Posada was 5-for-10 with two walks against Anaheim. He hit the ball with authority to all fields and from both sides of the plate. More important, his catching was better than fine. He had one real shot to throw out a basestealer and did. He expertly blocked balls in the dirt in all three games with runners on third, which will only raise the confidence of the staff to throw breaking stuff in those situations. And Joe Torre praised Posada for handling the staff well.
All eyes are on how Posada interacts with pitchers, which was the great gift of the now departed Joe Girardi. The Yankees are expecting 130 games behind the plate from Posada. So far, so good.
2. What do we make of David Cone getting bombed? A lot, if you don’t have faith in him. But just about everyone with the Yankees does have the faith. They remember that in 1998 Cone allowed 18 hits and 16 earned runs over 9″ innings in his first two starts, and went on to win 20 games anyway.

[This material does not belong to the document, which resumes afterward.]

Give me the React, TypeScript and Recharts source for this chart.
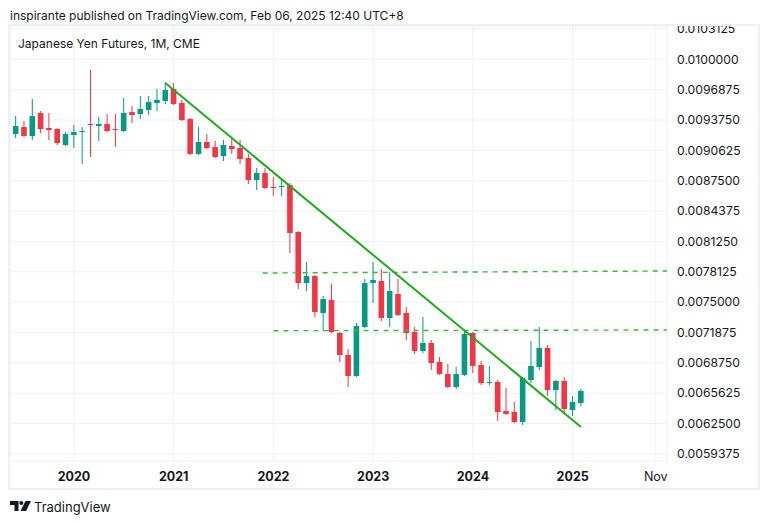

The worry here, naturally, is that Cone is two years older. One of these seasons poor outings are going to be more than a glitch. But Torre, Posada and Cone all claim his stuff was fine Wednesday when he was crushed for eight runs in 2″ innings. There was talk of an inability to harness it and home-plate ump Paul Schrieber’s unfamiliarity with the sharp break of Cone’s stuff, causing some missed strike calls. The most important factor is that Cone is still saying he feels physically terrific. If that is the case, he is an artist with a history of making successful adjustments with lesser stuff as long as his arm is sound.
3. What do we make of early injuries? Williams did not start the first three games in center due to triceps pain. Scott Brosius is out at least two weeks with a rib-cage strain. And don’t forget, the Yanks already have lost Darryl Strawberry (drug suspension) and expected utilityman D’Angelo Jimenez (broken neck) for the season, and a back injury helped set back projected No. 5 starter Ed Yarnall.
One of the keys to the Yankee run of titles in recent years is that they have overcome injuries, but also that they have not had too many at one time or of the devastating variety. Are these early problems an omen?
4. What do we make of Ledee and Spencer? Ledee could not have looked better or more confident than he did just a week ago. Then he took a couple of oh-fers in the first two games and you could see the self-assurance drain out of him. Torre smartly got Ledee a pinch at-bat in Wednesday’s blowout loss and Ledee delivered an RBI single. Maybe that helps. But with Seattle starting two lefties this weekend, Ledee could have problems finding a groove.
Since Spencer needs to show he is not a Kevin Maas-like flash, the two homers were helpful. The Yankees will not have a lot of patience with him. He probably needs a strong April to help him survive the inevitable slumps of the long season.
5. What do we make of Chuck Knoblauch’s errorless series? Not much. After going much of spring and the first two games against Anaheim without betraying any throwing anxiety, Knoblauch short-armed one peg and nursed two others in the series finale. More than three games are needed to determine that his problems are history.
6. What do we make of Mariano Rivera giving up a run? That he is human.
7. What do we make of Derek Jeter’s slow start? See Rivera, Mariano.